Give the number of lines containing the word "this", and nothing else.

(Entries with chart source code)
==============================

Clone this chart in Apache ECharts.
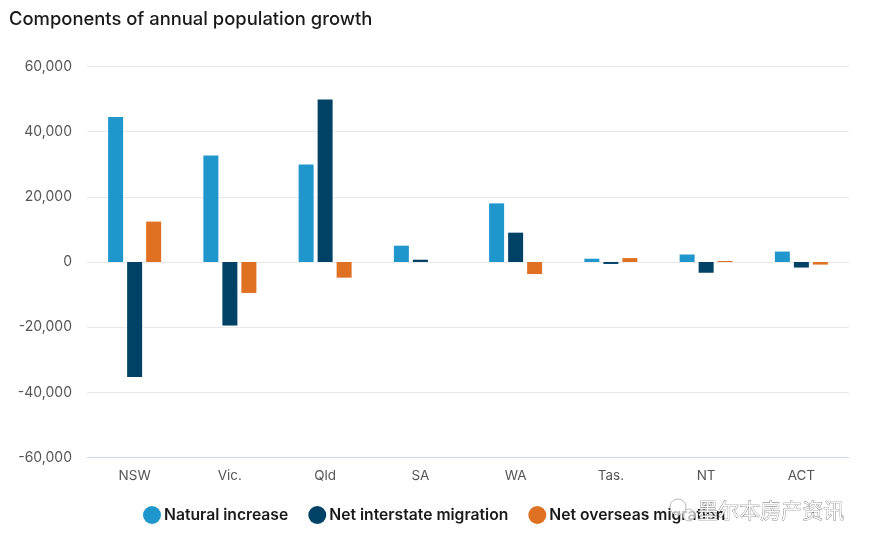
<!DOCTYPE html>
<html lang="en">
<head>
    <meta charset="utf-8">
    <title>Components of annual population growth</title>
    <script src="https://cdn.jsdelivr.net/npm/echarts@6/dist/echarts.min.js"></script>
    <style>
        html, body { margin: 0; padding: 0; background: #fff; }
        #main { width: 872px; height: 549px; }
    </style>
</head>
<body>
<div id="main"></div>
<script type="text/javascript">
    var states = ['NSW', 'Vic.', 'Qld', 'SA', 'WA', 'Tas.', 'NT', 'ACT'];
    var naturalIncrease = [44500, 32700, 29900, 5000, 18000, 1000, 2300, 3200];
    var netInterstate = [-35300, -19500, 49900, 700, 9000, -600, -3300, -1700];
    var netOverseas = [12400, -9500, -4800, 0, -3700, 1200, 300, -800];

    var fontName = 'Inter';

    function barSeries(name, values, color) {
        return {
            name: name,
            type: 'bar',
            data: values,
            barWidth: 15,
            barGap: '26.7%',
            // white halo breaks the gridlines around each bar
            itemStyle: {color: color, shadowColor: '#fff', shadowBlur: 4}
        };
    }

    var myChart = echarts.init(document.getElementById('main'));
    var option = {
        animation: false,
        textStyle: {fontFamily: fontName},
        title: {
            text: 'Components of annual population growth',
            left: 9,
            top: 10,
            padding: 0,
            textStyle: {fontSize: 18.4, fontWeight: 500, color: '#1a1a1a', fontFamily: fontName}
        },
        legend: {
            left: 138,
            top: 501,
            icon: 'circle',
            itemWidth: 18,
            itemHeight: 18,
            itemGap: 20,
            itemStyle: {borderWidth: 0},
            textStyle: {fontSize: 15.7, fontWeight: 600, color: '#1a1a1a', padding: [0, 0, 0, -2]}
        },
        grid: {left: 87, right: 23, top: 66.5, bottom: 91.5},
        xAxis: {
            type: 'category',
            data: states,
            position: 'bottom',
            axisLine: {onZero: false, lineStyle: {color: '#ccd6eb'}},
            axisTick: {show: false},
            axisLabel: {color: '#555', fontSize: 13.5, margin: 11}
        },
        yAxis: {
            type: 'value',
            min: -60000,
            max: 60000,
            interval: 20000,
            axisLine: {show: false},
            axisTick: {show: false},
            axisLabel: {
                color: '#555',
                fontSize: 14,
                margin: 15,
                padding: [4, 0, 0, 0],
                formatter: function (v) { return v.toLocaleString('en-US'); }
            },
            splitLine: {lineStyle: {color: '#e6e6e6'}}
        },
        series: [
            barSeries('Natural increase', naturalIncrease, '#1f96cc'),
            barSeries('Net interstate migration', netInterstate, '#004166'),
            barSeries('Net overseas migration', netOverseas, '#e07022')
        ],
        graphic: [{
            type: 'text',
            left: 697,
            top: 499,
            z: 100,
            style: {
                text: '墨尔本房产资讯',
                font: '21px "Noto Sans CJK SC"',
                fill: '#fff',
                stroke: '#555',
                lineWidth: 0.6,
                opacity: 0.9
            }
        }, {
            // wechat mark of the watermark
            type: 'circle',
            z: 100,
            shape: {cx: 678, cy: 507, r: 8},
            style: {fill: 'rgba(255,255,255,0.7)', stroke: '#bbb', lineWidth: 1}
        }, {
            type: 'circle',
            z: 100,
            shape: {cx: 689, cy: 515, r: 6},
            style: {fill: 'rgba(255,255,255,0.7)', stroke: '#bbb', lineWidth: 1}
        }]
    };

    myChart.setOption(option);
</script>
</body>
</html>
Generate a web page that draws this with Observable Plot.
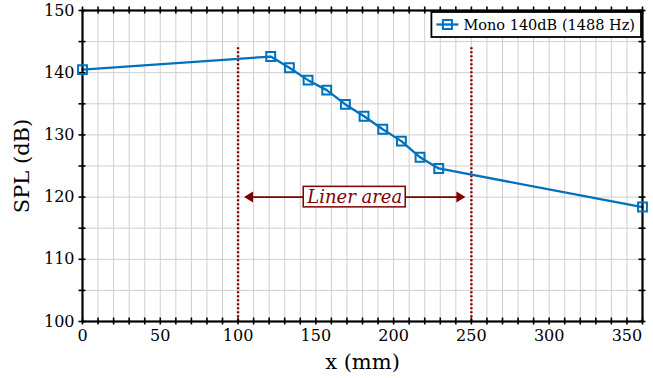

==============================

» OUTPUT OF THE TASK: 2